Saturday, September 10, 2005

Burdens of Name Recognition Ludvig von Mises and Adam Smith

"Mises the Revolutionary" by Ralph Raico

[Posted on Friday, September 09, 2005:]

“It is said that a number of years ago, when Bill Buckley was at the beginning of his career of college-speaking, and somewhat more tolerant of libertarians than he is today, he once wrote two names on the blackboard thereby nicely dramatized the point that students in his audience were being presented with only one side of the great world-forming debate between capitalism and socialism. The name of the defender of democratic socialism — I think it was Harold Laski, possibly John Dewey — was recognized by most of those present.
The name of Ludwig von Mises was entirely unknown to them.”

“How has it been possible that the great majority of economics and social science students, even at elite American universities, are completely unfamiliar with Mises?

“But Mises was even more than a great economist. Throughout the world, among knowledgeable people — in German-speaking Europe, in France, in Britain, in Latin America, in our own country — Mises was famous as the great twentieth century champion of a school of thought which could be said to have a certain historical importance and a certain intellectual respectability: the one that began with Adam Smith, David Hume, and Turgot, and included Humboldt, Bentham, Benjamin Constant, Tocqueville, Acton, Böhm-Bawerk, William Graham Sumner, Herbert Spencer, Pareto, and many others. Offhand, one would have thought that this acknowledged position alone would have entitled Mises to being presented within the "pluralistic" setting of left-liberal Academe.”

Ralph Raico is right about the general ignorance of people about Ludwig von Mises (a deficiency you could put right, if it includes you among its population, by visiting: and other sites, like Austrian Economists, etc.,).

However, I am not so sure that having great name recognition is an unmixed blessing. Adam Smith has almost total name recognition and not just among economists.

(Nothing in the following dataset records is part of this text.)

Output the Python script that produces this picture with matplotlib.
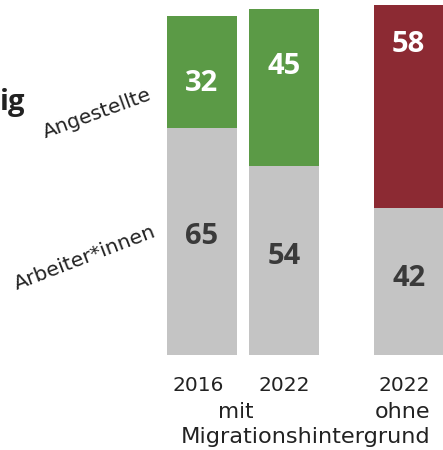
import matplotlib.pyplot as plt
import numpy as np

plt.rcParams['font.family'] = ['Open Sans', 'DejaVu Sans']

# data
years = ["2016", "2022", "2022"]
arbeiter = [65, 54, 42]
angestellte = [32, 45, 58]
top_colors = ["#5b9a46", "#5b9a46", "#8c2a33"]
grey = "#c4c4c4"

# layout (bar centres, label heights)
xpos = np.array([0, 1, 2.52])
w = 0.854
top_lab_y = [77.7, 82.3, 88.6]
bot_lab_frac = 0.52

fig = plt.figure(figsize=(4.43, 4.5), dpi=100)
ax = fig.add_axes([0, 0, 1, 1])
ax.set_xlim(-202 / 82, (443 - 202) / 82)
ax.set_ylim(-95 / 3.5, 355 / 3.5)
ax.axis('off')

def px(x):
    return (x - 202) / 82

def py(y):
    return (355 - y) / 3.5

reg = dict(family='DejaVu Sans', color='#222222')

ax.bar(xpos, arbeiter, width=w, color=grey)
ax.bar(xpos, angestellte, width=w, bottom=arbeiter, color=top_colors)

for i in range(3):
    ax.text(xpos[i], arbeiter[i] * bot_lab_frac, str(arbeiter[i]), ha='center', va='center',
            fontsize=21, fontweight='bold', color='#3a3a3a')
    ax.text(xpos[i], top_lab_y[i], str(angestellte[i]), ha='center', va='center',
            fontsize=21, fontweight='bold', color='white')

ax.text(px(198), py(391), years[0], ha='center', va='baseline', fontsize=14.5, **reg)
ax.text(px(284), py(391), years[1], ha='center', va='baseline', fontsize=14.5, **reg)
ax.text(px(404), py(391), years[2], ha='center', va='baseline', fontsize=14.5, **reg)

ax.text(px(236), py(418), "mit", ha='center', va='baseline', fontsize=15.5, **reg)
ax.text(px(402), py(418), "ohne", ha='center', va='baseline', fontsize=16, **reg)
ax.text(px(430), py(443), "Migrationshintergrund", ha='right', va='baseline', fontsize=16.2, **reg)

ax.text(px(153), py(99), "Angestellte", ha='right', va='baseline', rotation=20,
        rotation_mode='anchor', fontsize=14.5, **reg)
ax.text(px(157), py(236), "Arbeiter*innen", ha='right', va='baseline', rotation=21,
        rotation_mode='anchor', fontsize=14.7, **reg)

ax.text(px(25), py(110), "ig", ha='right', va='baseline', fontsize=21, fontweight='bold', color='#222222')

fig.savefig("out.png", dpi=100)
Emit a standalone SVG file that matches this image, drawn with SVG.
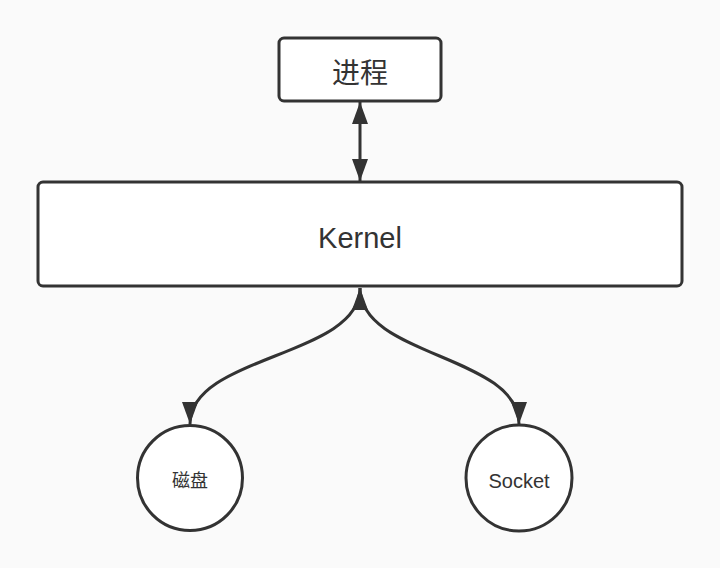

Journalists, film script writers, advertising agencies, politicians of all stripes, and columnists, and just about every ‘Tom, Dick and Harry’ (and ‘Jane, Judy and Samantha’ too) know the name, think they know the economics (invisible hands and all that sort of nonsense), albeit it fatuously wrongly, and are sure he was in favour of laissez faire, intimate with capitalism (even ‘invented it!) and was rightwing to boot (and sometimes leftwing on the other foot).

Hence, the mission of “Lost legacy” is to correct the ideas associated with the instant name recognition of Adam Smith. Ralph Raico and his colleagues have a different mission: to create name recognition for Mises and to advocate his economics, which are, incidentally, closer to Adam Smith’s than, say, to Milton Friedman’s, to name another modern icon.